I have four children. Three of my children have three different fathers; The other child has two completely different parents than myself. YEP! You heard right! Are you shuttering right now? Maybe laughing? Rolling your eyes? I get it. It’s a shock to your system if you have “been lucky enough” to have one relationship where you have had children and remain happy and in love. I get it if you have managed to get married once and maintain that marriage and have your children with that partner *insert slow clap here*. I get it… if you don’t want any other children because your relationship with your child’s parent has fallen apart and you “don’t want to be that girl”. Well NEWS F*CKING FLASH reader… it’s okay. It’s okay that I have this AMAZING village to raise my children in. It’s okay that I have lived my life this way. It’s okay that I don’t care what the “norms” of society (In the 1950’s) said. Guess what… it’s also okay that I am Christian and this is my life; Until you understand “the bible” and the teachings of each Testament, it’s okay if you think I am a “Hypocrite” for having this type of family; because guess what? You are entitled to your opinion.. and I will remain unbothered
I thought long and hard about writing this content. I know it’s been on some people minds, that smirk of a thought every time they see my family photos or when I talk about “my family”. I know when I was pregnant with Silas, I was terrified of the condemnation of others. I had just gone through a big life change as it was. But, a wise person said to me, “Hey, do you want a big family?”, I said “Yes”. I had actually thought about adopting more kids for a long time. Then that person told me the best thing I have ever heard.. “It is only a thing if you make it a thing and life…is a beautiful thing”. WHOA, what a sigh of relief because Lord knows there was going to be verbal attacks, silent attacks, and spiritual attacks and I needed to be ready. I thought about it for a moment… and I was enlightened by a higher up that told me Silas was going to be an incredible human, a powerful woman that is going to do amazing things for God; that’s when I replied, “No”..and that’s when I started to go to church not just once a month, but every Sunday. This was very early in her becoming. I have this vision of Silas singing Gospel, leading her Church choir and sharing the word of God.. I have this vision that was presented to me when she was barely a heartbeat.
Now with that being said, I have awesome relationships with my children’s Dad’s. One of which I am going to spend the rest of my life with. Have you ever watched “Daddy’s Home”. Lol, we joke because our life is something similar. The men have a silent agreement that we are all here for the kiddos we are raising. As weird as you may find it, this is our everyday blessing. That my children know eachother’s parents, that we can find a way around our differences and make life for these amazing little souls nothing short of amazing. Are there uncomfortable times? Obviously!
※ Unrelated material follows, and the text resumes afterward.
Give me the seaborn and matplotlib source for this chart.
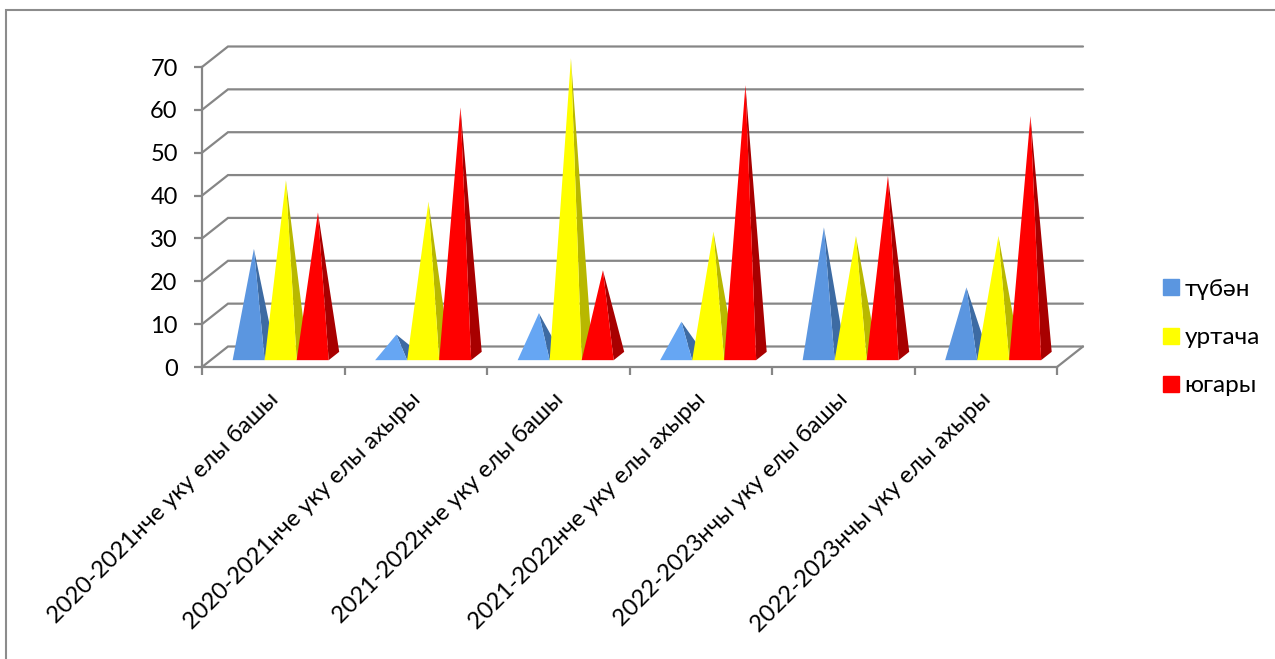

Times where Ego pops up for some? No doubt. But we look past it. My children don’t “make it a thing” because it’s NOT A THING in our home. We share holidays, presents are exchanged by families for all of the children, it’s kind of a cool thing when we can reach out to a parent when we need support.
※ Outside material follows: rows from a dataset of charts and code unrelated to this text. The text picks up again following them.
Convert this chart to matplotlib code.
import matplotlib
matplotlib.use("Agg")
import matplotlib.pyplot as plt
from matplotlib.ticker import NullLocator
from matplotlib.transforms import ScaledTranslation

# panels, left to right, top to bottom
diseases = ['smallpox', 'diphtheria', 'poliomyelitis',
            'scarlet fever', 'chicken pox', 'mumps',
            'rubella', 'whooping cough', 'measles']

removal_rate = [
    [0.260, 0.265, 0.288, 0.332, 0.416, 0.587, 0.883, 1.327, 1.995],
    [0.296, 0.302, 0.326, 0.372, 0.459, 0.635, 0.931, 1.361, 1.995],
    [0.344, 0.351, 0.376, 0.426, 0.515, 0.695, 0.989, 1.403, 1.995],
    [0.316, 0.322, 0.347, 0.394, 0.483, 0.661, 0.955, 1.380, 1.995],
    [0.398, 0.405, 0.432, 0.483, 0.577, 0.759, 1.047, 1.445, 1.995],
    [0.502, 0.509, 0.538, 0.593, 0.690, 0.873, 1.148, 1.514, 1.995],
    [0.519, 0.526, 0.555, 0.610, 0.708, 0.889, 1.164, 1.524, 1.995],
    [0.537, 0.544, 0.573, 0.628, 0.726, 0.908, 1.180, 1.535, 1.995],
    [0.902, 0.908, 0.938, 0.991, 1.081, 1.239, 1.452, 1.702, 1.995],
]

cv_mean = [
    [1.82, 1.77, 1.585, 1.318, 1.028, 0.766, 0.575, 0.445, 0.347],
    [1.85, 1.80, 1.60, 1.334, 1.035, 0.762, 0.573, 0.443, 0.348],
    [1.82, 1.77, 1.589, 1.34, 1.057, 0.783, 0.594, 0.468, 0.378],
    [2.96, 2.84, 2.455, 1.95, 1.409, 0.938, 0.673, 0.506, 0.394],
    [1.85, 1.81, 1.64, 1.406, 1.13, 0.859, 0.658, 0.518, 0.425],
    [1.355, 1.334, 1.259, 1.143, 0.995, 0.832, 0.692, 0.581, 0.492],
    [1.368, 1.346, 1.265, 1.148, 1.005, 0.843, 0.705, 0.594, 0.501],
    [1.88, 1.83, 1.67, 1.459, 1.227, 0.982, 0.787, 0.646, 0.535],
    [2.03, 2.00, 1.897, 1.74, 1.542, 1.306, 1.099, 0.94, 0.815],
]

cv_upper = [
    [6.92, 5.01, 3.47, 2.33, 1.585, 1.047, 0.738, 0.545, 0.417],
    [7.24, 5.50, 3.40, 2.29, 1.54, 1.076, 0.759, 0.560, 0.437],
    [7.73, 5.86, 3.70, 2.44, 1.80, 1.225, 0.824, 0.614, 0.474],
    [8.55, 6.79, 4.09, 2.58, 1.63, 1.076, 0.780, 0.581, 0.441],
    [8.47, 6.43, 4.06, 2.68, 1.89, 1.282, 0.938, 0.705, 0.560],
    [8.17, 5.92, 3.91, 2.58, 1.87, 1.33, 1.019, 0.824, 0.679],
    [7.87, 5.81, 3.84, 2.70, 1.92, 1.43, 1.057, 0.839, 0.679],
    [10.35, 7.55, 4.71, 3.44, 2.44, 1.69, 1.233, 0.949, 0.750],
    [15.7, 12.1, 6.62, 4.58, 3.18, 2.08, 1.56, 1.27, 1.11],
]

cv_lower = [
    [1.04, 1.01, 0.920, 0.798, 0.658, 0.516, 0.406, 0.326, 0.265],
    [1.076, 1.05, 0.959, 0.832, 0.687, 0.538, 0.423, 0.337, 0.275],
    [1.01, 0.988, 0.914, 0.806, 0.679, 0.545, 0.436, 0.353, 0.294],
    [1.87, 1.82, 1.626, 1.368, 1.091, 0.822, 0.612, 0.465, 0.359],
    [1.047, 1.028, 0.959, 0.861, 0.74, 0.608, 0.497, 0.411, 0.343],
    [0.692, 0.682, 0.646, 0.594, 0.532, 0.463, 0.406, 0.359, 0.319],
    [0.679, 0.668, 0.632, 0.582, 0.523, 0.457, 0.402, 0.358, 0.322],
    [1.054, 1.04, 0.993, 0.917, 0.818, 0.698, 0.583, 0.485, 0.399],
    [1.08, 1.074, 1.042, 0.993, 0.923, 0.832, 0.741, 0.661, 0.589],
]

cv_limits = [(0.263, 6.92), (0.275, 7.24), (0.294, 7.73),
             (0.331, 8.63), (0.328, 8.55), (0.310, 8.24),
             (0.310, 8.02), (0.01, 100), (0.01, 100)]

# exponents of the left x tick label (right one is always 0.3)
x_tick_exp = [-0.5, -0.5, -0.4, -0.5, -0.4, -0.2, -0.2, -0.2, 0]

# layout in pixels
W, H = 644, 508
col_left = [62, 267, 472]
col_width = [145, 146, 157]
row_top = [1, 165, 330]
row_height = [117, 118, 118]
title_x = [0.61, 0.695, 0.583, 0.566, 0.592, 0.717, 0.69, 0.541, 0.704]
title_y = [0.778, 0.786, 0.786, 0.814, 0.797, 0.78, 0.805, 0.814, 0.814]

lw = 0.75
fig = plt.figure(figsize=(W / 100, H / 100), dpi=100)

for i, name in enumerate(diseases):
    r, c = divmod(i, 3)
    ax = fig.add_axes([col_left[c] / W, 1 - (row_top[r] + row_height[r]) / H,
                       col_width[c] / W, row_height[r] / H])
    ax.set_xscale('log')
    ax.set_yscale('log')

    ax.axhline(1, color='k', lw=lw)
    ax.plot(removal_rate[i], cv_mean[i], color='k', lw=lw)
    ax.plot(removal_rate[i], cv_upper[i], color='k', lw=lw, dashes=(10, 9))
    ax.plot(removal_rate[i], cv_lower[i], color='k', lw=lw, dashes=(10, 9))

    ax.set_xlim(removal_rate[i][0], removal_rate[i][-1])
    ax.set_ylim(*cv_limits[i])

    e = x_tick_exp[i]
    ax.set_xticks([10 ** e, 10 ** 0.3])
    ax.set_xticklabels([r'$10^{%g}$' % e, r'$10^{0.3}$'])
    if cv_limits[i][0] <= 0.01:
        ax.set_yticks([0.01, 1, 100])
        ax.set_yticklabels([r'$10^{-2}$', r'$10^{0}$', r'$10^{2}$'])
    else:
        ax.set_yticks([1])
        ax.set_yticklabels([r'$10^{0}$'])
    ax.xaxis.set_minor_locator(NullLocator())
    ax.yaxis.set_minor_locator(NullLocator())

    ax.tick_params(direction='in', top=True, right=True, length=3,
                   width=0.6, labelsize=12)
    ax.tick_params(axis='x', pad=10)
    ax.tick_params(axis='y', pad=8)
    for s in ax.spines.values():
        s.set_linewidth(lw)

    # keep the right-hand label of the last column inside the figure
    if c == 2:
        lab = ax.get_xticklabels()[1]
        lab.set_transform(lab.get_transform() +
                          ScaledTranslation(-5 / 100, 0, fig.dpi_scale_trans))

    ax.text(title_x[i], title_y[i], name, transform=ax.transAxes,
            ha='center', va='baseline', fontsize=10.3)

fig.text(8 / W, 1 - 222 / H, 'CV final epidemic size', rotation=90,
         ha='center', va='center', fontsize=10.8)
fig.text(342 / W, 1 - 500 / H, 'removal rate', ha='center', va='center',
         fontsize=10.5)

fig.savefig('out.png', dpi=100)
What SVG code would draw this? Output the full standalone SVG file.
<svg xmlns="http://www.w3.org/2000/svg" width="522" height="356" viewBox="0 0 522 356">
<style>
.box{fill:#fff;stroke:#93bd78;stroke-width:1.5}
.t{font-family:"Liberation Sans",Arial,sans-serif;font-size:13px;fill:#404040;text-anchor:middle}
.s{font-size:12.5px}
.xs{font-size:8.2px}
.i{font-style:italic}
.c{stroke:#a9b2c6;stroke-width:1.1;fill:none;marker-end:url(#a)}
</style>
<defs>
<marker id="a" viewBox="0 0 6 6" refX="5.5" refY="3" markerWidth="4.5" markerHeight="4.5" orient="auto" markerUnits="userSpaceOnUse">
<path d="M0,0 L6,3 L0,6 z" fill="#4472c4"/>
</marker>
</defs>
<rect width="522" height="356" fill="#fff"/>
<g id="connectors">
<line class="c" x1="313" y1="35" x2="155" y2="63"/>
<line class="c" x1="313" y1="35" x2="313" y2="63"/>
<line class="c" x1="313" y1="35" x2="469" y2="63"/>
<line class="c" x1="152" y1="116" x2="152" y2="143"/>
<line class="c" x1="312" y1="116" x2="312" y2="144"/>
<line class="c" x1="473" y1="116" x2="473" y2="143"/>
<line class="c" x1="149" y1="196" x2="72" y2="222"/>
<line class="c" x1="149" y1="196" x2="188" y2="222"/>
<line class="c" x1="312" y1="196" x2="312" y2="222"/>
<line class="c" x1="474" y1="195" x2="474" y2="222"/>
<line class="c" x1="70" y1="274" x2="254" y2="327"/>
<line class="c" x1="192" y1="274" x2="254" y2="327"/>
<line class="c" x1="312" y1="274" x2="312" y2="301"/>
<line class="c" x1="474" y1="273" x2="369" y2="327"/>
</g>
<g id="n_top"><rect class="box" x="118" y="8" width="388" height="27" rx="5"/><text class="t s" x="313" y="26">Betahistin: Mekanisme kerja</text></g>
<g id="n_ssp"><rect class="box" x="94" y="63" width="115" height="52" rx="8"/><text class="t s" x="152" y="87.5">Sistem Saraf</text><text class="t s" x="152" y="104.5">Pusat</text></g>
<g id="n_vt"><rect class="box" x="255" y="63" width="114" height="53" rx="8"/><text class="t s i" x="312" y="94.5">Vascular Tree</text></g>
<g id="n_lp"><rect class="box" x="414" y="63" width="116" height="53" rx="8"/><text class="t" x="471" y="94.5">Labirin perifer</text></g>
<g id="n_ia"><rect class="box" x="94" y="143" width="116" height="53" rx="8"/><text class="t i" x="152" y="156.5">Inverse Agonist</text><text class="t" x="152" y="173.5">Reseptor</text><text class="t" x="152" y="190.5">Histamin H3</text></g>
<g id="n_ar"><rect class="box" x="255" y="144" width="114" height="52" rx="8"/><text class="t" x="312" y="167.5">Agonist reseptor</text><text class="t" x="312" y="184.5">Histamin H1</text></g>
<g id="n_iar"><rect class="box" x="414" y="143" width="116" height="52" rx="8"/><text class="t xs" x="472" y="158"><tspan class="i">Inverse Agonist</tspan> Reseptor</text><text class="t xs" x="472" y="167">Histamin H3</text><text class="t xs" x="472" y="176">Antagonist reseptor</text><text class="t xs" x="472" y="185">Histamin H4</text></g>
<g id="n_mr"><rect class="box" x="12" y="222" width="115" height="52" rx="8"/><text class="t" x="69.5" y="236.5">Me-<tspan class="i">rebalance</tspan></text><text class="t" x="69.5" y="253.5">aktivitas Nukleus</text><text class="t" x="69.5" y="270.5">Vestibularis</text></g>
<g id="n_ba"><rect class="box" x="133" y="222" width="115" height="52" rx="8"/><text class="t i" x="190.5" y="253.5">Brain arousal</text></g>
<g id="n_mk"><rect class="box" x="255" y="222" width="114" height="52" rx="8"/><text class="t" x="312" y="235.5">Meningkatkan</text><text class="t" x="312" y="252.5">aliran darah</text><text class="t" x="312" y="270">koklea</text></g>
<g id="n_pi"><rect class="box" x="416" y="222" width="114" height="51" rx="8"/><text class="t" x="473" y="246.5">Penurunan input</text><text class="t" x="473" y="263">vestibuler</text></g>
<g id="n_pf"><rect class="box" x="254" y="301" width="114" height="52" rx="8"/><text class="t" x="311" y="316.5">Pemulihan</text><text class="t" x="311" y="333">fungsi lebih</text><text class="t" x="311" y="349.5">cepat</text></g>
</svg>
The thing is, someone is always going to judge. I say it a lot, “hurt people hurt people”. How about a world in which we just love? Where we accept peoples lives might not “be like yours”. It doesn’t make people “better” or “worse”. It doesn’t make them “more holy than thou”. I think my son’s step mom is the peanut butter to my jam. She get’s him to do things that I certainly can’t (thank you Jenn). I wish all of our little people’s parents love, life and happiness. It’s a cool thing when you can reach out.
If you are going through something and you are “scared of what people will think”, please
don’t be. Look at what we are dealing with today. Pretty much locked in our houses with nothing but our thoughts; Maybe you can take that step and do what makes YOU happy. Don’t worry about the next person; not even if they are a family member. It’s okay to want them to support you, but it’s okay if they don’t. It’s YOUR life. You are going to live with your decisions. I am so happy to have my huge blended family. We have different languages, different cultural backgrounds, different grandparents, different traditions and we incorporate each and every one of them in one way or another. I am thankful that Adrian accepted me for my life when we met; it felt amazing to have someone love me for what I did have…body bags and all 😉
Today, I pray you love yourself to make a decision to make yourself happy. Today I pray you follow your heart for your heart. Block out the hate you hear from others; it is just white noise..and remember it’s hurt people that hurt people. Find a support, we are out there. Earth bound Angels have difficult jobs, we tend to receive a lot of hurt; but we take that and grow from it..so if you do need someone to talk too, please reach out.